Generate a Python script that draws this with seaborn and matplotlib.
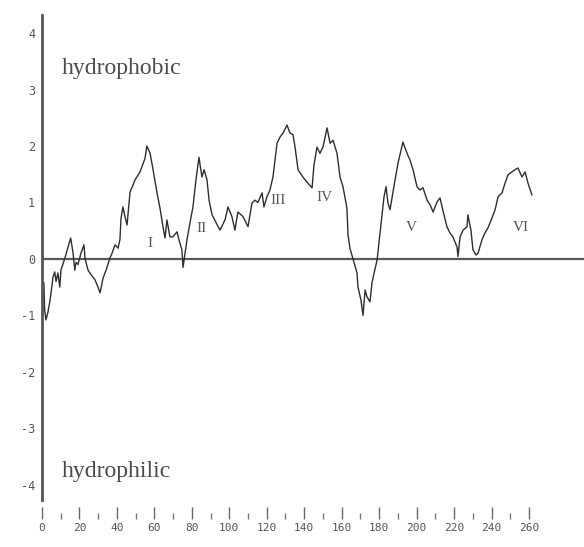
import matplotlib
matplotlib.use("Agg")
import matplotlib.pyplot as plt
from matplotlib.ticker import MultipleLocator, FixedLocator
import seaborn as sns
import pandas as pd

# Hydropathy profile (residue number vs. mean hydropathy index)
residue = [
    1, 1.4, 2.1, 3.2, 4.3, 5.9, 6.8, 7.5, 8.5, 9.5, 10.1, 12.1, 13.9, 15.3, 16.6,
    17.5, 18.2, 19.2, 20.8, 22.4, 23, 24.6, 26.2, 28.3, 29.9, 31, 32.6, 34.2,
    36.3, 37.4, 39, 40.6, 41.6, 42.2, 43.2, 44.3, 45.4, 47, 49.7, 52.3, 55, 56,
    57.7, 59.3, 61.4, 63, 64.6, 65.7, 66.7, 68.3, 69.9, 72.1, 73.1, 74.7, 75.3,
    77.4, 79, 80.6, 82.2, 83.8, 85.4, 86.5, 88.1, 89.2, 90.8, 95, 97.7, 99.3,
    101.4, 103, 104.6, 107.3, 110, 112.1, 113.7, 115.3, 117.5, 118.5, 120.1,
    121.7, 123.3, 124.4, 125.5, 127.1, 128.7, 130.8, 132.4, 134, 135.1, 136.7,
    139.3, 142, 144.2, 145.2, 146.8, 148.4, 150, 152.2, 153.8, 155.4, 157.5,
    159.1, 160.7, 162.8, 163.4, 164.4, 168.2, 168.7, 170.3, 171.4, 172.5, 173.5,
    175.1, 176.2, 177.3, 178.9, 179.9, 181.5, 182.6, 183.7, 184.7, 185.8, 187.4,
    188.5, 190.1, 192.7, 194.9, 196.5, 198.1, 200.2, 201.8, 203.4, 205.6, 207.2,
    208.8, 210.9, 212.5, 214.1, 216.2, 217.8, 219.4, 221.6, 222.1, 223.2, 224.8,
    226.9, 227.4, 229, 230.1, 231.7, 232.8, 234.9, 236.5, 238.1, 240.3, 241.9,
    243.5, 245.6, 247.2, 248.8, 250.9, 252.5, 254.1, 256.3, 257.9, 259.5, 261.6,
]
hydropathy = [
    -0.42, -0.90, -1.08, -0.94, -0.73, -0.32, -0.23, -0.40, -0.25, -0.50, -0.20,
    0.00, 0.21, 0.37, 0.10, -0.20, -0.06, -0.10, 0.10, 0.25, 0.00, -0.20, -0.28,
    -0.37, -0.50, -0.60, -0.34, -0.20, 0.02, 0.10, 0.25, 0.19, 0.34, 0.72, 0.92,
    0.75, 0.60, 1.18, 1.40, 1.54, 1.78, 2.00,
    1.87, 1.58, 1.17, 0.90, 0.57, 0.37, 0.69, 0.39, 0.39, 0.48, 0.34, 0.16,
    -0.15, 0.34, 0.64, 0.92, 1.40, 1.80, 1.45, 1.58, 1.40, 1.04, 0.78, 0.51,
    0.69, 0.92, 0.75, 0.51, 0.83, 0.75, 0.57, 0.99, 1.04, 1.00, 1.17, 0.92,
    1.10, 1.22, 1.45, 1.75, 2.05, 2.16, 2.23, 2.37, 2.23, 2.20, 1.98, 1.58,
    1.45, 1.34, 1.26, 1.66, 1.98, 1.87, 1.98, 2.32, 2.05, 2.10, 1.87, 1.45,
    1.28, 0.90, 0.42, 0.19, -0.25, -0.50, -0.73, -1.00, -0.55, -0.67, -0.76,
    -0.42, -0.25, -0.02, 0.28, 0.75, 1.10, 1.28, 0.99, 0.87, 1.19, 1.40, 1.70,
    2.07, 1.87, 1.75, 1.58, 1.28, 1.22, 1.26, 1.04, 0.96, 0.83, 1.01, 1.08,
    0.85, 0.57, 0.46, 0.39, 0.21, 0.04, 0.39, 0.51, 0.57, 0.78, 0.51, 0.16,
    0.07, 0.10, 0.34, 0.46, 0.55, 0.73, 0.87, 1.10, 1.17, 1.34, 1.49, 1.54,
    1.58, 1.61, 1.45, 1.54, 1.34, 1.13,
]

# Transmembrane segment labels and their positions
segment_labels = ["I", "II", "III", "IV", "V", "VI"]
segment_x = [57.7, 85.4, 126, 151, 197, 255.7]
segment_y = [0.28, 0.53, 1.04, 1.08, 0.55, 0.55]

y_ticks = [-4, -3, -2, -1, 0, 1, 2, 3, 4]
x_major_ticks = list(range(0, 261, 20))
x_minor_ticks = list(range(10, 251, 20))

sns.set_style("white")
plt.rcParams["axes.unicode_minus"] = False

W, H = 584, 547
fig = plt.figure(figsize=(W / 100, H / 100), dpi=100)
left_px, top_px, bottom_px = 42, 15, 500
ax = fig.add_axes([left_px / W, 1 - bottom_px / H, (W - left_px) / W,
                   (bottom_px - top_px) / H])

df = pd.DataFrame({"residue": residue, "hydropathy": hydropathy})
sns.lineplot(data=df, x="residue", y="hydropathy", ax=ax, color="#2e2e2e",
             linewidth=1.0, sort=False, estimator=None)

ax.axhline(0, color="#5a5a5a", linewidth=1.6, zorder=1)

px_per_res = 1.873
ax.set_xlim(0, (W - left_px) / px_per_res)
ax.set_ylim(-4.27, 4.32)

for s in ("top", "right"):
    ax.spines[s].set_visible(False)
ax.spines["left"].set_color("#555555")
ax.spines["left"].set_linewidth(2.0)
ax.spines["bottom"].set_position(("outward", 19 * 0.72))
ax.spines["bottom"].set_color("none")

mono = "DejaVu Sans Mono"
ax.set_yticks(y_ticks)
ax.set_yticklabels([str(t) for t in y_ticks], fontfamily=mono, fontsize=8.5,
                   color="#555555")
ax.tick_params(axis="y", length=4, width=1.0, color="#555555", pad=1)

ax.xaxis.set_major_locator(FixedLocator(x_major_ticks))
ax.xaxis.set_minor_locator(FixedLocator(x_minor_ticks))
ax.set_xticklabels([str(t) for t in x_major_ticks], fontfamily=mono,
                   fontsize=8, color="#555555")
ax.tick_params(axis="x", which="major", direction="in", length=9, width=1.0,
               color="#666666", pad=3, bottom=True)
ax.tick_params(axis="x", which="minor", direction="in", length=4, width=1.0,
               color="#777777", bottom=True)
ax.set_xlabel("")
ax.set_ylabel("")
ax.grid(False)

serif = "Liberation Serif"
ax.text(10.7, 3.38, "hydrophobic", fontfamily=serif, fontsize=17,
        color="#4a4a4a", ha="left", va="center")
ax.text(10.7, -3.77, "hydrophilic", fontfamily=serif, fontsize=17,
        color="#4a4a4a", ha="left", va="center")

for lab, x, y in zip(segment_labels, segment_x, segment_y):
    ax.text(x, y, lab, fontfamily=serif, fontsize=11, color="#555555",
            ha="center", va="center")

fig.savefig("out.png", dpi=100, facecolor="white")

——

▶ _SHORT TASK_: Omit the pictures and reproduce the listing exactly.

▶ _COMPLETE ANSWER_:
Generate a Python script that draws this with seaborn and matplotlib.
import matplotlib
matplotlib.use("Agg")
import matplotlib.pyplot as plt
from matplotlib.ticker import MultipleLocator, FixedLocator
import seaborn as sns
import pandas as pd

# Hydropathy profile (residue number vs. mean hydropathy index)
residue = [
    1, 1.4, 2.1, 3.2, 4.3, 5.9, 6.8, 7.5, 8.5, 9.5, 10.1, 12.1, 13.9, 15.3, 16.6,
    17.5, 18.2, 19.2, 20.8, 22.4, 23, 24.6, 26.2, 28.3, 29.9, 31, 32.6, 34.2,
    36.3, 37.4, 39, 40.6, 41.6, 42.2, 43.2, 44.3, 45.4, 47, 49.7, 52.3, 55, 56,
    57.7, 59.3, 61.4, 63, 64.6, 65.7, 66.7, 68.3, 69.9, 72.1, 73.1, 74.7, 75.3,
    77.4, 79, 80.6, 82.2, 83.8, 85.4, 86.5, 88.1, 89.2, 90.8, 95, 97.7, 99.3,
    101.4, 103, 104.6, 107.3, 110, 112.1, 113.7, 115.3, 117.5, 118.5, 120.1,
    121.7, 123.3, 124.4, 125.5, 127.1, 128.7, 130.8, 132.4, 134, 135.1, 136.7,
    139.3, 142, 144.2, 145.2, 146.8, 148.4, 150, 152.2, 153.8, 155.4, 157.5,
    159.1, 160.7, 162.8, 163.4, 164.4, 168.2, 168.7, 170.3, 171.4, 172.5, 173.5,
    175.1, 176.2, 177.3, 178.9, 179.9, 181.5, 182.6, 183.7, 184.7, 185.8, 187.4,
    188.5, 190.1, 192.7, 194.9, 196.5, 198.1, 200.2, 201.8, 203.4, 205.6, 207.2,
    208.8, 210.9, 212.5, 214.1, 216.2, 217.8, 219.4, 221.6, 222.1, 223.2, 224.8,
    226.9, 227.4, 229, 230.1, 231.7, 232.8, 234.9, 236.5, 238.1, 240.3, 241.9,
    243.5, 245.6, 247.2, 248.8, 250.9, 252.5, 254.1, 256.3, 257.9, 259.5, 261.6,
]
hydropathy = [
    -0.42, -0.90, -1.08, -0.94, -0.73, -0.32, -0.23, -0.40, -0.25, -0.50, -0.20,
    0.00, 0.21, 0.37, 0.10, -0.20, -0.06, -0.10, 0.10, 0.25, 0.00, -0.20, -0.28,
    -0.37, -0.50, -0.60, -0.34, -0.20, 0.02, 0.10, 0.25, 0.19, 0.34, 0.72, 0.92,
    0.75, 0.60, 1.18, 1.40, 1.54, 1.78, 2.00,
    1.87, 1.58, 1.17, 0.90, 0.57, 0.37, 0.69, 0.39, 0.39, 0.48, 0.34, 0.16,
    -0.15, 0.34, 0.64, 0.92, 1.40, 1.80, 1.45, 1.58, 1.40, 1.04, 0.78, 0.51,
    0.69, 0.92, 0.75, 0.51, 0.83, 0.75, 0.57, 0.99, 1.04, 1.00, 1.17, 0.92,
    1.10, 1.22, 1.45, 1.75, 2.05, 2.16, 2.23, 2.37, 2.23, 2.20, 1.98, 1.58,
    1.45, 1.34, 1.26, 1.66, 1.98, 1.87, 1.98, 2.32, 2.05, 2.10, 1.87, 1.45,
    1.28, 0.90, 0.42, 0.19, -0.25, -0.50, -0.73, -1.00, -0.55, -0.67, -0.76,
    -0.42, -0.25, -0.02, 0.28, 0.75, 1.10, 1.28, 0.99, 0.87, 1.19, 1.40, 1.70,
    2.07, 1.87, 1.75, 1.58, 1.28, 1.22, 1.26, 1.04, 0.96, 0.83, 1.01, 1.08,
    0.85, 0.57, 0.46, 0.39, 0.21, 0.04, 0.39, 0.51, 0.57, 0.78, 0.51, 0.16,
    0.07, 0.10, 0.34, 0.46, 0.55, 0.73, 0.87, 1.10, 1.17, 1.34, 1.49, 1.54,
    1.58, 1.61, 1.45, 1.54, 1.34, 1.13,
]

# Transmembrane segment labels and their positions
segment_labels = ["I", "II", "III", "IV", "V", "VI"]
segment_x = [57.7, 85.4, 126, 151, 197, 255.7]
segment_y = [0.28, 0.53, 1.04, 1.08, 0.55, 0.55]

y_ticks = [-4, -3, -2, -1, 0, 1, 2, 3, 4]
x_major_ticks = list(range(0, 261, 20))
x_minor_ticks = list(range(10, 251, 20))

sns.set_style("white")
plt.rcParams["axes.unicode_minus"] = False

W, H = 584, 547
fig = plt.figure(figsize=(W / 100, H / 100), dpi=100)
left_px, top_px, bottom_px = 42, 15, 500
ax = fig.add_axes([left_px / W, 1 - bottom_px / H, (W - left_px) / W,
                   (bottom_px - top_px) / H])

df = pd.DataFrame({"residue": residue, "hydropathy": hydropathy})
sns.lineplot(data=df, x="residue", y="hydropathy", ax=ax, color="#2e2e2e",
             linewidth=1.0, sort=False, estimator=None)

ax.axhline(0, color="#5a5a5a", linewidth=1.6, zorder=1)

px_per_res = 1.873
ax.set_xlim(0, (W - left_px) / px_per_res)
ax.set_ylim(-4.27, 4.32)

for s in ("top", "right"):
    ax.spines[s].set_visible(False)
ax.spines["left"].set_color("#555555")
ax.spines["left"].set_linewidth(2.0)
ax.spines["bottom"].set_position(("outward", 19 * 0.72))
ax.spines["bottom"].set_color("none")

mono = "DejaVu Sans Mono"
ax.set_yticks(y_ticks)
ax.set_yticklabels([str(t) for t in y_ticks], fontfamily=mono, fontsize=8.5,
                   color="#555555")
ax.tick_params(axis="y", length=4, width=1.0, color="#555555", pad=1)

ax.xaxis.set_major_locator(FixedLocator(x_major_ticks))
ax.xaxis.set_minor_locator(FixedLocator(x_minor_ticks))
ax.set_xticklabels([str(t) for t in x_major_ticks], fontfamily=mono,
                   fontsize=8, color="#555555")
ax.tick_params(axis="x", which="major", direction="in", length=9, width=1.0,
               color="#666666", pad=3, bottom=True)
ax.tick_params(axis="x", which="minor", direction="in", length=4, width=1.0,
               color="#777777", bottom=True)
ax.set_xlabel("")
ax.set_ylabel("")
ax.grid(False)

serif = "Liberation Serif"
ax.text(10.7, 3.38, "hydrophobic", fontfamily=serif, fontsize=17,
        color="#4a4a4a", ha="left", va="center")
ax.text(10.7, -3.77, "hydrophilic", fontfamily=serif, fontsize=17,
        color="#4a4a4a", ha="left", va="center")

for lab, x, y in zip(segment_labels, segment_x, segment_y):
    ax.text(x, y, lab, fontfamily=serif, fontsize=11, color="#555555",
            ha="center", va="center")

fig.savefig("out.png", dpi=100, facecolor="white")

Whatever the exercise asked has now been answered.